God’s ways are not your ways. That is the default human condition according to God.

It is critical to recognize that because most people assume the opposite. People think they know what God is like, so they don’t press in to know more about him. They don’t exert themselves to learn if they have wrong beliefs about him. They are satisfied with what they already believe.

Our default beliefs come from our own reasonings about what we have grown up seeing, hearing, and reading from family, movies and shows and music lyrics, ads, school, friends, religious background, teachers, writers.

These are influences that may or may not be right. But how can we know? There are thousands of various, contradictory beliefs on God and his ways. How can you confirm your beliefs are correct or discover your beliefs are wrong?

I believe that the only authoritative source for knowing God and his ways is the Old and New Testaments of the Bible. I’ll explain why in a future article. But my starting point is the belief that I cannot figure out God and his ways on my own, nor can humanity, and that in love God has revealed the inspired, inerrant words of the Bible so we can know and walk with him.

How to close the gap between your ways and God’s ways

Since the Bible says, as we saw above, that the default human condition is ignorance about God and his ways, how should that shape our pursuit of God?

  1. We should read the Bible daily with an open, curious mind. Regular reading of the Bible is necessary because the influences we experience most tend to shape our thinking most.
  2. We should read the whole Bible, both Old and New Testaments, because we need to form our beliefs on everything the Bible says on a subject, not on isolated verses. This is necessary because we can find an isolated phrase in the Bible, take it out of context, and adopt almost any wrong belief or practice.
  3. When we read something that contradicts our beliefs, we should confirm it with the full context of the Bible, and then believe the correct interpretation of the Bible instead of ourselves. For Proverbs 14:12 says, “There is a way that seems right to a man, but its end is the way to death.” And Proverbs 3:5 says, “Trust in the LORD with all your heart, and do not lean on your own understanding.”
  4. We should be humble, teachable, and obedient to God. The uniform testimony of the Bible is that pride and stubbornness lead us astray. Proverbs 16:18 says, “Pride goes before destruction, and a haughty spirit before a fall.”
  5. We should know that God relates to us on his terms, not ours. God is infinitely merciful and kind to reach down to us and meet us where we are, but when we turn to him, he never leaves us as we are, and he never changes. He says, “You shall be holy, for I am holy” (1 Peter 1:16).
  6. We should know that the more we have been submerged in our world’s way of thinking, and the less we have been exposed to the full message of the Bible, the more foreign and shocking God’s words in the Bible will seem to us. Western culture has veered farther and farther from its Judeo-Christian roots. The verses from Isaiah above are becoming increasingly true. To paraphrase: Your ways are way not my ways.

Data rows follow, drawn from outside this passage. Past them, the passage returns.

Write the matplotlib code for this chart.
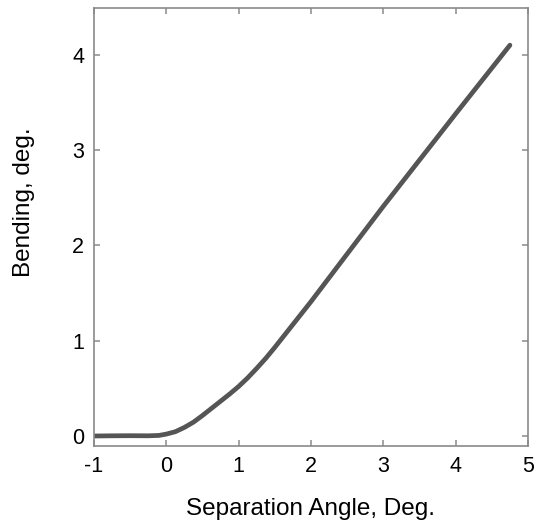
import matplotlib
matplotlib.use("Agg")
import matplotlib.pyplot as plt

# Data
sep_angle = [-1.0, -0.75, -0.5, -0.25, -0.1, 0.0, 0.125, 0.25, 0.375, 0.5, 0.625, 0.75,
             0.875, 1.0, 1.125, 1.25, 1.375, 1.5, 1.625, 1.75, 1.875,
             2.0, 2.25, 2.5, 3.0, 3.5, 4.0, 4.5, 4.75]
bending = [0.0, 0.002, 0.003, 0.002, 0.006, 0.02, 0.045, 0.09, 0.145, 0.215, 0.29, 0.365,
           0.44, 0.52, 0.61, 0.71, 0.815, 0.93, 1.05, 1.17, 1.29,
           1.41, 1.66, 1.91, 2.41, 2.895, 3.38, 3.86, 4.1]
x_ticks = [-1, 0, 1, 2, 3, 4, 5]
y_ticks = [0, 1, 2, 3, 4]

plt.rcParams['font.family'] = ['Liberation Sans', 'DejaVu Sans']

fig = plt.figure(figsize=(5.36, 5.23), dpi=100)
ax = fig.add_axes([94/536, 1 - 446/523, (528-94)/536, (446-8)/523])

ax.plot(sep_angle, bending, color='#555555', lw=3.4,
        solid_capstyle='round', solid_joinstyle='round')

ax.set_xlim(-1, 5)
ax.set_ylim(-0.105, 4.49)
ax.set_xticks(x_ticks)
ax.set_yticks(y_ticks)
ax.set_xticklabels([str(t) for t in x_ticks])
ax.set_yticklabels([str(t) for t in y_ticks])

for s in ax.spines.values():
    s.set_color('#8a8a8a')
    s.set_linewidth(1.2)

ax.tick_params(direction='in', length=4, width=1.1, color='#8a8a8a',
               top=True, right=True, labelsize=15.5, pad=7, labelcolor='black')

ax.set_xlabel('Separation Angle, Deg.', fontsize=17.5, labelpad=15)
ax.set_ylabel('Bending, deg.', fontsize=17.5, labelpad=20)
ax.yaxis.set_label_coords(-0.135, 0.557)

fig.savefig('out.png', dpi=100)
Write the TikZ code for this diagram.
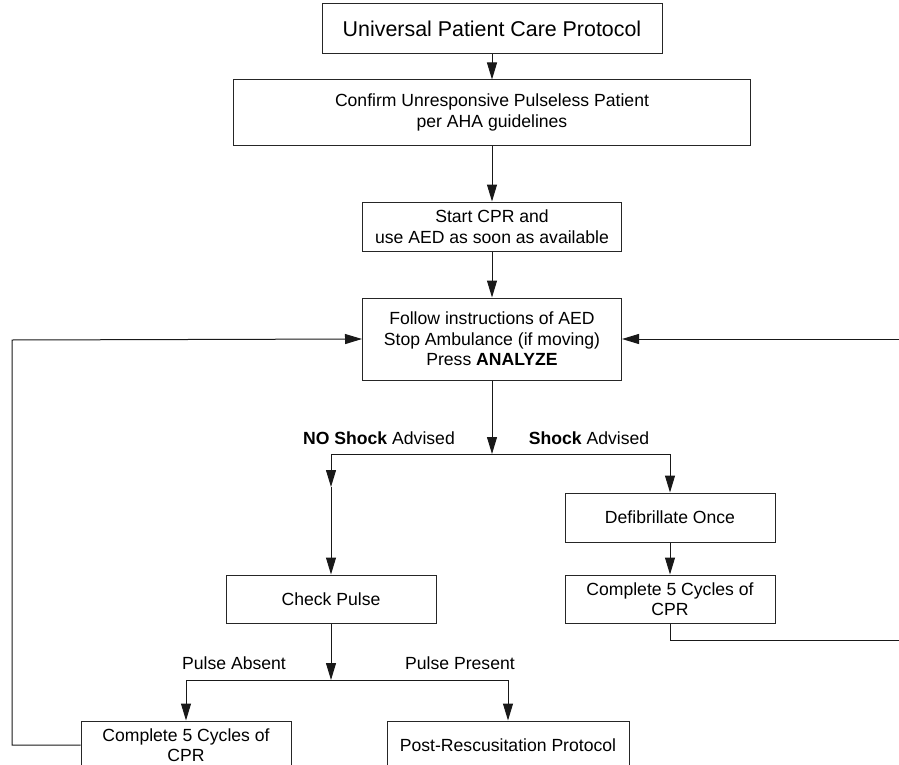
\documentclass[tikz,border=0pt]{standalone}
\usepackage{fontspec}
\setmainfont{Liberation Sans}
\usetikzlibrary{arrows.meta}

\begin{document}
\begin{tikzpicture}[x=1pt,y=-1pt,
    box/.style={draw=black!85,line width=1pt,align=center,inner sep=0pt,
      minimum width=210pt,minimum height=48pt,font=\fontsize{17.6}{20.5}\selectfont},
    lbl/.style={inner sep=0pt,font=\fontsize{17.6}{20.5}\selectfont},
    link/.style={draw=black!90,line width=1pt},
    flow/.style={link,-{Triangle[length=17pt,width=10pt]}}]
      \useasboundingbox (0,0) rectangle (899,765);
      \clip (0,0) rectangle (899,765);
      \node [box,minimum width=340pt,minimum height=50pt,font=\fontsize{21.4}{24}\selectfont] (ucp) at (492,29) {Universal Patient Care Protocol};
      \node [box,minimum width=517pt,minimum height=65pt] (confirm) at (492,112.5) {Confirm Unresponsive Pulseless Patient\\per AHA guidelines};
      \node [box,minimum width=259pt,minimum height=49pt] (startcpr) at (492,226.5) {Start CPR and\\use AED as soon as available};
      \node [box,minimum width=259pt,minimum height=82pt] (follow) at (492,339) {Follow instructions of AED\\Stop Ambulance (if moving)\\Press \textbf{ANALYZE}};
      % shock split
      \coordinate (split) at (492,454);
      \coordinate (nomid) at (331,487);
      \node [lbl] (noshock) at (379,438) {\textbf{NO Shock} Advised};
      \node [lbl] (shock) at (589,438) {\textbf{Shock} Advised};
      % right side
      \node [box,minimum height=49pt] (defib) at (670,517.5) {Defibrillate Once};
      \node [box] (cprright) at (670,599) {Complete 5 Cycles of\\CPR};
      % left side
      \node [box] (check) at (331,599) {Check Pulse};
      \coordinate (psplit) at (331,680);
      \node [lbl] (absent) at (234,663) {Pulse Absent};
      \node [lbl] (present) at (460,663) {Pulse Present};
      % bottom row
      \node [box] (cprleft) at (186,745) {Complete 5 Cycles of\\CPR};
      \node [box,minimum width=242pt] (post) at (508,745) {Post-Rescusitation Protocol};

      % links
      \draw [flow] (ucp) -- (confirm);
      \draw [flow] (confirm) -- (startcpr);
      \draw [flow] (startcpr) -- (follow);
      \draw [flow] (follow) -- (split);
      \draw [flow] (split) -| (nomid);
      \draw [flow] (nomid) -- (check);
      \draw [flow] (split) -| (defib);
      \draw [flow] (defib) -- (cprright);
      \draw [flow] (check) -- (psplit);
      \draw [flow] (psplit) -| (cprleft);
      \draw [flow] (psplit) -| (post);
      % loops back
      \draw [flow] (cprleft.west) -| (12,340) -- (follow.west);
      \draw [flow] (cprright.south) |- (910,640) |- (follow.east);
    \end{tikzpicture}
\end{document}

Some would label this approach to faith fundamentalism, using the word in its pejorative sense. But anyone who believes that a document has divine authority and takes it seriously will be labeled a fundamentalist by those who do not agree.

But this is the only rational approach given what the Bible says and what human experience shows.

Not to take this approach is relativism in its full, pejorative sense. It is putting trust in limited human perspective and experience and even majority opinion, all of which the Bible says are deeply flawed. It is putting our trust in contemporary trends in thinking, which history shows always change and thus cannot be absolutely true and reliable.

Life principle: If you want to grow in your knowledge of God, you begin by recognizing that your ways are not God’s ways.

What does God require?

This post is the beginning of a series on what God requires of us if we are to know him and walk according to his ways. Don’t miss the next post, which is on the necessity of faith.

Let’s conclude with a typically spicy and forthright assessment of the situation from God’s perspective: Proverbs 28:26 says, “Whoever trusts in his own mind is a fool.”